At Pershore, he was apprehended on 9 April 1665, by Thomas Windsor Hickman, 7th Baron Windsor, and imprisoned first at Worcester and then in the Gatehouse Prison, Westminster, on 23 May. Papers found in his house were made the basis of charges of heresy; he had been invited on 5 June 1662, by H. Hed of Huntingdon to meet Christopher Crell, the exiled Polish antitrinitarian, at Oxford; on 19 November 1664, he had been invited to London by Thomas Firmin. Letters from his friends were construed as implying that he was ready to countenance sedition. A collection on behalf of the Polish exiles was thought to be really for English rebels. On 23 June and again on 7 July he petitioned (writing also to George Monck, 1st Duke of Albemarle) for liberty to go out on bail, as the plague was then raging in London.
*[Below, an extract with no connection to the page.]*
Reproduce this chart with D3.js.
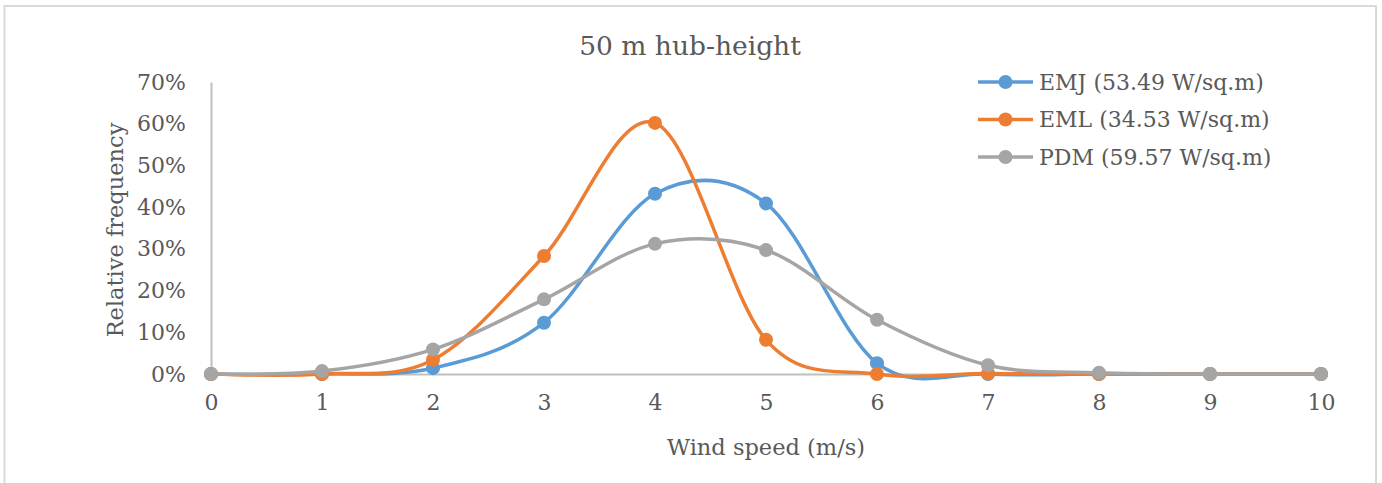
<!DOCTYPE html>
<html>
<head>
<meta charset="utf-8">
<script src="https://cdn.jsdelivr.net/npm/d3@7"></script>
<style>
  body { margin: 0; background: #fff; }
  text { font-family: "DejaVu Serif", serif; fill: #595959; }
</style>
</head>
<body>
<div id="container"></div>
<script>
let w = 1382;
let h = 483;

// data
let windSpeeds = [0, 1, 2, 3, 4, 5, 6, 7, 8, 9, 10];
let emj = [0, 0, 0.014, 0.123, 0.432, 0.409, 0.026, 0, 0, 0, 0];
let eml = [0, 0, 0.034, 0.283, 0.602, 0.082, 0, 0.001, 0, 0, 0];
let pdm = [0, 0.007, 0.059, 0.179, 0.312, 0.297, 0.130, 0.021, 0.003, 0, 0];
let seriesNames = ["EMJ (53.49 W/sq.m)", "EML (34.53 W/sq.m)", "PDM (59.57 W/sq.m)"];
let seriesColors = ["#5B9BD5", "#ED7D31", "#A5A5A5"];
let yTicks = [0, 0.1, 0.2, 0.3, 0.4, 0.5, 0.6, 0.7];

let viz = d3.select("#container")
  .append("svg")
    .attr("width", w)
    .attr("height", h)
;

// chart border
viz.append("rect")
  .attr("x", 4.5)
  .attr("y", 6)
  .attr("width", 1371.5)
  .attr("height", 490)
  .attr("fill", "none")
  .attr("stroke", "#d9d9d9")
  .attr("stroke-width", 2)
;

let xScale = d3.scaleLinear().domain([0, 10]).range([211, 1321]);
let yScale = d3.scaleLinear().domain([0, 0.7]).range([374, 82]);

// title
viz.append("text")
  .text("50 m hub-height")
  .attr("x", 690)
  .attr("y", 55)
  .attr("text-anchor", "middle")
  .attr("font-size", "26.5px")
;

// y axis
let yAxis = d3.axisLeft(yScale)
  .tickValues(yTicks)
  .tickFormat(d3.format(".0%"))
  .tickSize(0)
  .tickPadding(25);
let yAxisGroup = viz.append("g").attr("class", "yaxis")
  .attr("transform", "translate(" + xScale(0) + ", 0)")
  .call(yAxis);
yAxisGroup.selectAll("text").attr("font-size", "22px").attr("font-family", null).attr("fill", "#595959");
yAxisGroup.select(".domain").attr("stroke", "#bfbfbf").attr("stroke-width", 2);

// x axis
let xAxis = d3.axisBottom(xScale)
  .tickValues(windSpeeds)
  .tickFormat(d3.format("d"))
  .tickSize(0)
  .tickPadding(20);
let xAxisGroup = viz.append("g").attr("class", "xaxis")
  .attr("transform", "translate(0, " + yScale(0) + ")")
  .call(xAxis);
xAxisGroup.selectAll("text").attr("font-size", "22px").attr("font-family", null).attr("fill", "#595959");
xAxisGroup.select(".domain").attr("stroke", "#bfbfbf").attr("stroke-width", 2);

// axis titles
viz.append("text")
  .text("Wind speed (m/s)")
  .attr("x", 766)
  .attr("y", 455)
  .attr("text-anchor", "middle")
  .attr("font-size", "22.5px")
;
viz.append("text")
  .text("Relative frequency")
  .attr("transform", "translate(123, 230) rotate(-90)")
  .attr("text-anchor", "middle")
  .attr("font-size", "22.5px")
;

// series (smoothed lines like Excel)
let allSeries = [emj, eml, pdm];
let line = d3.line()
  .x(function(d, i){ return xScale(windSpeeds[i]); })
  .y(function(d){ return yScale(d); })
  .curve(d3.curveCardinal.tension(0));

let seriesGroups = viz.append("g").attr("class", "series")
  .selectAll("g")
  .data(allSeries)
  .enter()
  .append("g");

seriesGroups.append("path")
  .attr("d", function(d){ return line(d); })
  .attr("fill", "none")
  .attr("stroke", function(d, i){ return seriesColors[i]; })
  .attr("stroke-width", 3.5)
;

seriesGroups.each(function(values, si){
  d3.select(this).selectAll("circle")
    .data(values)
    .enter()
    .append("circle")
      .attr("cx", function(d, i){ return xScale(windSpeeds[i]); })
      .attr("cy", function(d){ return yScale(d); })
      .attr("r", 7)
      .attr("fill", seriesColors[si])
  ;
});

// legend
let legend = viz.append("g").attr("class", "legend")
  .selectAll("g")
  .data(seriesNames)
  .enter()
  .append("g")
    .attr("transform", function(d, i){ return "translate(978, " + (82 + i * 37.5) + ")"; });

legend.append("line")
  .attr("x1", 0).attr("x2", 55)
  .attr("stroke", function(d, i){ return seriesColors[i]; })
  .attr("stroke-width", 3.5);
legend.append("circle")
  .attr("cx", 27.5)
  .attr("r", 7)
  .attr("fill", function(d, i){ return seriesColors[i]; });
legend.append("text")
  .text(function(d){ return d; })
  .attr("x", 61)
  .attr("dy", "0.35em")
  .attr("font-size", "22px");
</script>
</body>
</html>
His petition was repeated on 2 February 1666, and he gained his liberty soon afterwards. On his release, he mixed in controversial talk with the London clergy, who respected his learning and sincerity. With his publication in reply to Justification onely upon a Satisfaction (1668) by Robert Ferguson, he drops out of notice. A pamphleteer from 1698 states that he bequeathed books to a library in Gloucester.

==Works==
He published:

- ‘A Modest Plea for Private Men's Preaching,’ &c., 1648, (published 30 March; in answer to ‘Private Men no Pulpit Men,’ &c., 1646, by Giles Workman).
- ‘A Friendly Debate … by Writing betwixt Mr. Samuel Eaton and Mr. John Knowles,’ &c., 1650.
- ‘An Answer to Mr. Ferguson's Book,’ &c. [1668?]. In this he mentions other projected publications, but he is not known to have issued anything further.